During our stay in this neighbourhood I took the opportunity of examining most thoroughly the shores of the lake. The ground which descended to them was cut and intersected by pantanos of wet or drying mud and sand. Upon the eastern shore rose dunes, covered with dense low strips of scrub. In the pantanos the tracks made in the end of the winter, when the snow has melted and the ground is soft, remain visible for five or six months. And thus these hardened marshes offer a study of considerable interest.
Although the Indians declared that guanaco rarely visited the lake, this proved to be incorrect. In the winter a considerable number must live upon and about the shores, for their unmistakable tracks were always to be found. Towards Mount Pyramide on the western side, the number of these tracks was distinctly less—rheas, pumas, the animal known locally as the red fox or Cordillera wolf (Canis magellanicus).
A few huemules (Xenelaphus bisulcus) exist upon the northern shore. In the winter upland geese seem also to favour this spot in large numbers. So strongly does the mud retain the impression of tracks that I was able to follow the trail of a horse, which must have been ridden by one of Mr. Waag's party six months before, for a distance of a couple of miles.
Tehuelche Spying Guanaco
Photochromogravure, Lyons & London
Note.—The Tehuelches probably copied this method from the Araucanians. As a rule the Indian stands or kneels on his sheepskin saddle. Here is depicted the extreme position which would be assumed to show off. I have seen gauchos do a similar trick, though few Patagonian horses will permit such liberties.
In summer the north shore of Lake Buenos Aires is one of the poorest game centres in Patagonia. During the first fortnight of our stay there we shot but two guanacos. Sometimes for a week one would see nothing save an old ostrich, which was often observed at the far end of the marsh where the horses fed, but he was a wary bird with an experience of human methods, and he would never allow us to approach within shot.
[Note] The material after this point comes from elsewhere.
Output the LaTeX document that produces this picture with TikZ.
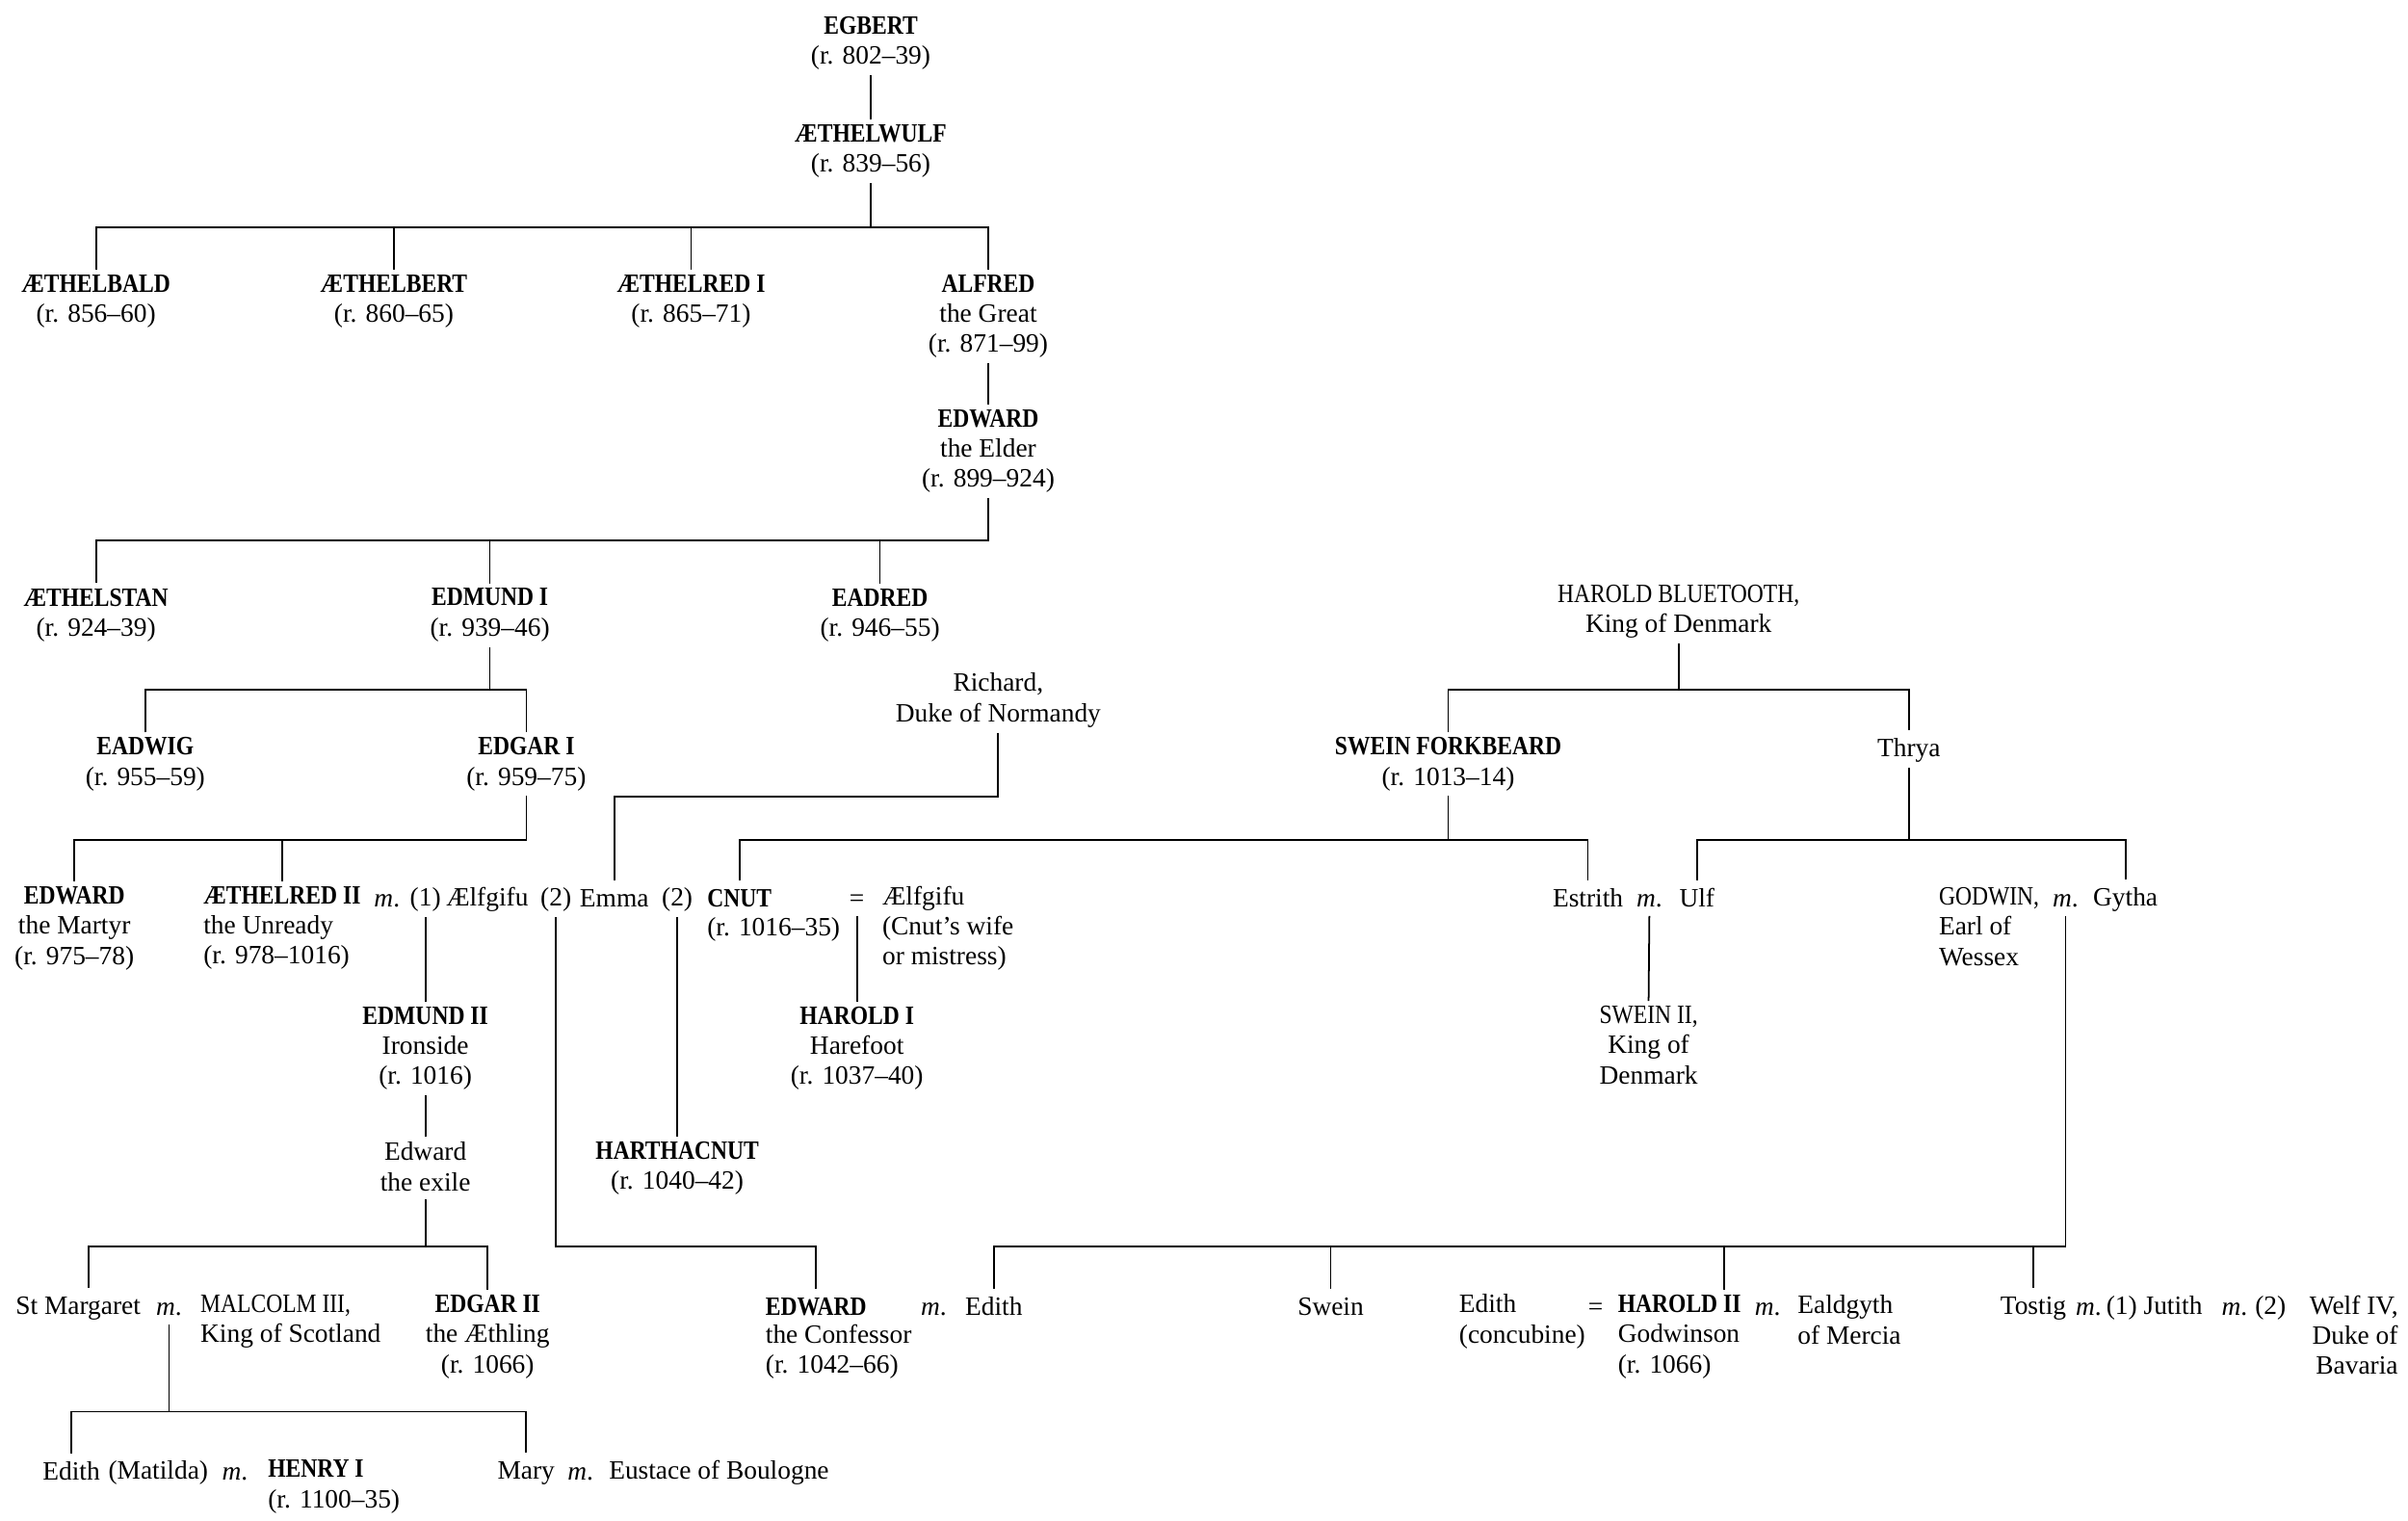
\documentclass[tikz,border=0pt]{standalone}
\usepackage{fontspec}
\setmainfont{Liberation Serif}
\newfontfamily\capsfont{Liberation Serif}[FakeStretch=0.86]
\usetikzlibrary{positioning}
\newcommand{\rey}[1]{{\capsfont\bfseries #1}}
\newcommand{\mayus}[1]{{\capsfont #1}}
\newcommand{\casado}{\textit{m}.}
\newcommand{\puntal}{\vrule width 0pt height 6.3pt depth 1.1pt}
\begin{document}
\begin{tikzpicture}[x=0.015944cm, y=-0.015944cm, line width=0.5pt,
    every node/.style={font=\fontsize{7.8}{8.9}\selectfont, inner xsep=0pt, inner ysep=1.3pt,
      align=center, execute at begin node=\puntal, execute at end node=\puntal},
    izq/.style={anchor=west, align=left},
    der/.style={anchor=east, align=right}]
    \useasboundingbox (0,-3) rectangle (1568,987.3);

    % Niveles de las barras
    \coordinate (b1) at (0,145);
    \coordinate (b2) at (0,349);
    \coordinate (b3) at (0,446);
    \coordinate (bR) at (0,515.6);
    \coordinate (b4) at (0,543.7);
    \coordinate (b5) at (0,808.5);
    \coordinate (b6) at (0,916.2);

    % Egbert y Æthelwulf
    \node (egbert) at (567,25.2) {\rey{EGBERT}\\(r. 802–39)};
    \node (aethelwulf) at (567,95.4) {\rey{ÆTHELWULF}\\(r. 839–56)};

    % Hijos de Æthelwulf
    \node (aethelbald) at (62.5,193.1) {\rey{ÆTHELBALD}\\(r. 856–60)};
    \node (aethelbert) at (256.5,193.1) {\rey{ÆTHELBERT}\\(r. 860–65)};
    \node (aethelredI) at (450,193.1) {\rey{ÆTHELRED I}\\(r. 865–71)};
    \node (alfred) at (643.5,203) {\rey{ALFRED}\\the Great\\(r. 871–99)};
    \node (edwardElder) at (643.5,290.8) {\rey{EDWARD}\\the Elder\\(r. 899–924)};

    % Hijos de Edward y de Edmund I
    \node (aethelstan) at (62.5,397.5) {\rey{ÆTHELSTAN}\\(r. 924–39)};
    \node (edmundI) at (319,397.5) {\rey{EDMUND I}\\(r. 939–46)};
    \node (eadred) at (573,397.5) {\rey{EADRED}\\(r. 946–55)};
    \node (eadwig) at (94.6,494.6) {\rey{EADWIG}\\(r. 955–59)};
    \node (edgarI) at (342.7,494.6) {\rey{EDGAR I}\\(r. 959–75)};

    % Normandía y Dinamarca
    \node (richard) at (650,453) {Richard,\\Duke of Normandy};
    \node (bluetooth) at (1093,395) {\mayus{HAROLD BLUETOOTH,}\\King of Denmark};
    \node (swein) at (943,494.6) {\rey{SWEIN FORKBEARD}\\(r. 1013–14)};
    \node (thrya) at (1243,484.7) {Thrya};

    % Fila de Æthelred II y Cnut
    \node (edwardMartyr) at (48.4,601.4) {\rey{EDWARD}\\the Martyr\\(r. 975–78)};
    \node[izq] (aethelredII) at (132,601.4) {\rey{ÆTHELRED II}\\the Unready\\(r. 978–1016)};
    \node (mA) at (252,581.8) {\casado};
    \node (unoA) at (277,581.8) {(1)};
    \node[izq] (aelfgifuA) at (290,581.8) {Ælfgifu};
    \node (dosA) at (362,581.8) {(2)};
    \node (emma) at (400,581.8) {Emma};
    \node (dosB) at (441,581.8) {(2)};
    \node[izq] (cnut) at (460,581.8) {\rey{CNUT}};
    \node[izq] (cnutR) at (460,601.4) {(r. 1016–35)};
    \node (igualA) at (558,581.8) {=};
    \node[izq] (aelfgifuB) at (574,601.4) {Ælfgifu\\(Cnut’s wife\\or mistress)};
    \node (estrith) at (1034,581.8) {Estrith};
    \node (mB) at (1074,581.8) {\casado};
    \node (ulf) at (1105,581.8) {Ulf};
    \node[izq] (godwin) at (1262,601.4) {\mayus{GODWIN,}\\Earl of\\Wessex};
    \node (mC) at (1345,581.8) {\casado};
    \node (gytha) at (1384,581.8) {Gytha};

    % Siguiente generación
    \node (edmundII) at (277,679.6) {\rey{EDMUND II}\\Ironside\\(r. 1016)};
    \node (haroldI) at (558,679.6) {\rey{HAROLD I}\\Harefoot\\(r. 1037–40)};
    \node (sweinII) at (1073.5,678.6) {\mayus{SWEIN II,}\\King of\\Denmark};
    \node (edwardExile) at (277,757.7) {Edward\\the exile};
    \node (harthacnut) at (441,757.7) {\rey{HARTHACNUT}\\(r. 1040–42)};

    % Fila de 1066
    \node[izq] (margaret) at (9.7,847.8) {St Margaret};
    \node (mD) at (110,847.8) {\casado};
    \node[izq] (malcolm) at (130,857.5) {\mayus{MALCOLM III,}\\King of Scotland};
    \node (edgarII) at (317.5,867.4) {\rey{EDGAR II}\\the Æthling\\(r. 1066)};
    \node[izq] (edwardConf) at (498,847.8) {\rey{EDWARD}};
    \node[izq] (edwardConfR) at (498,877.2) {the Confessor\\(r. 1042–66)};
    \node (mE) at (608,847.8) {\casado};
    \node[izq] (edithA) at (628,847.8) {Edith};
    \node (sweinB) at (866.5,847.8) {Swein};
    \node[izq] (edithB) at (949.6,857.5) {Edith\\(concubine)};
    \node (igualB) at (1039,847.8) {=};
    \node[izq] (haroldII) at (1053,867.4) {\rey{HAROLD II}\\Godwinson\\(r. 1066)};
    \node (mF) at (1151,847.8) {\casado};
    \node[izq] (ealdgyth) at (1170,857.5) {Ealdgyth\\of Mercia};
    \node (tostig) at (1324,847.8) {Tostig};
    \node (mG) at (1360,847.8) {\casado};
    \node[izq] (jutith) at (1371,847.8) {(1) Jutith};
    \node (mH) at (1455,847.8) {\casado};
    \node (dosC) at (1478.5,847.8) {(2)};
    \node[der] (welf) at (1562,867.4) {Welf IV,\\Duke of\\Bavaria};

    % Última fila
    \node[izq] (edithC) at (27.3,955.2) {Edith};
    \node[right=2pt of edithC] (matilda) {(Matilda)};
    \node (mI) at (153,955.2) {\casado};
    \node[izq] (henry) at (174,965.1) {\rey{HENRY I}\\(r. 1100–35)};
    \node (mary) at (342.6,955.2) {Mary};
    \node (mJ) at (378,955.2) {\casado};
    \node[izq] (eustace) at (396,955.2) {Eustace of Boulogne};

    % Puntos de enganche fuera del centro
    \coordinate (margaretTop) at ([xshift=0.11cm]margaret.north);
    \coordinate (haroldIITop) at ([xshift=-0.183cm]haroldII.north east);

    % Líneas de descendencia
    \draw (egbert.south) -- (aethelwulf.north);
    \draw (aethelwulf.south) -- (aethelwulf.south |- b1);
    \draw (aethelbald.north) |- (alfred.north |- b1) -- (alfred.north);
    \draw (aethelbert.north) -- (aethelbert.north |- b1);
    \draw (aethelredI.north) -- (aethelredI.north |- b1);
    \draw (alfred.south) -- (edwardElder.north);
    \draw (edwardElder.south) |- (aethelstan.north |- b2) -- (aethelstan.north);
    \draw (edmundI.north) -- (edmundI.north |- b2);
    \draw (eadred.north) -- (eadred.north |- b2);
    \draw (edmundI.south) -- (edmundI.south |- b3);
    \draw (eadwig.north) |- (edgarI.north |- b3) -- (edgarI.north);
    \draw (edgarI.south) |- (edwardMartyr.north |- b4) -- (edwardMartyr.north);
    \draw (aethelredII.north) -- (aethelredII.north |- b4);
    \draw (richard.south) |- (emma.north |- bR) -- (emma.north);
    \draw (bluetooth.south) -- (bluetooth.south |- b3);
    \draw (swein.north) |- (thrya.north |- b3) -- (thrya.north);
    \draw (swein.south) -- (swein.south |- b4);
    \draw (cnut.north) |- (estrith.north |- b4) -- (estrith.north);
    \draw (thrya.south) -- (thrya.south |- b4);
    \draw (ulf.north) |- (gytha.north |- b4) -- (gytha.north);
    \draw (unoA.south) -- (edmundII.north);
    \draw (igualA.south) -- (haroldI.north);
    \draw (dosB.south) -- (harthacnut.north);
    \draw (mB.south) -- (sweinII.north);
    \draw (edmundII.south) -- (edwardExile.north);
    \draw (edwardExile.south) -- (edwardExile.south |- b5);
    \draw (margaretTop) |- (edgarII.north |- b5) -- (edgarII.north);
    \draw (dosA.south) |- (edwardConf.north |- b5) -- (edwardConf.north);
    \draw (mC.south) |- (edithA.north |- b5) -- (edithA.north);
    \draw (sweinB.north) -- (sweinB.north |- b5);
    \draw (haroldIITop) -- (haroldIITop |- b5);
    \draw (tostig.north) -- (tostig.north |- b5);
    \draw (mD.south) -- (mD.south |- b6);
    \draw (edithC.north) |- (mary.north |- b6) -- (mary.north);
\end{tikzpicture}
\end{document}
It seemed probable, from the evidence of the tracks, that at the beginning of the hard weather the guanaco trekked down to the level of the lake. For one track made in November there were twenty made in July. The foregoing remarks only refer to the northern shore of the lake; on the eastern and southern sides things were very different, and about them we enjoyed good sport.
On November 21, Scrivenor, Jones and I made a little expedition to the River Fenix where it enters the lake, and there we came upon the most favourable camping-ground we had yet seen in the whole country. We pitched our camp—afterwards called Rosy Camp—in the midst of high yellow grass beside the narrow river that wound between banks, on which green low scrub ran riot, and enormous califate-bushes made impenetrable patches of thicket. Jones and I, on our arrival, went to examine the mouth of the river. Our camp was quite drowsy with the humming of insects, for, sheltered as it was from the wind by trees and by the cliffs of a lonely hummock, it gave us a delightful feeling of comfort and well-being after our many very different experiences of camps among the high dunes and rocks over which the wind whistled.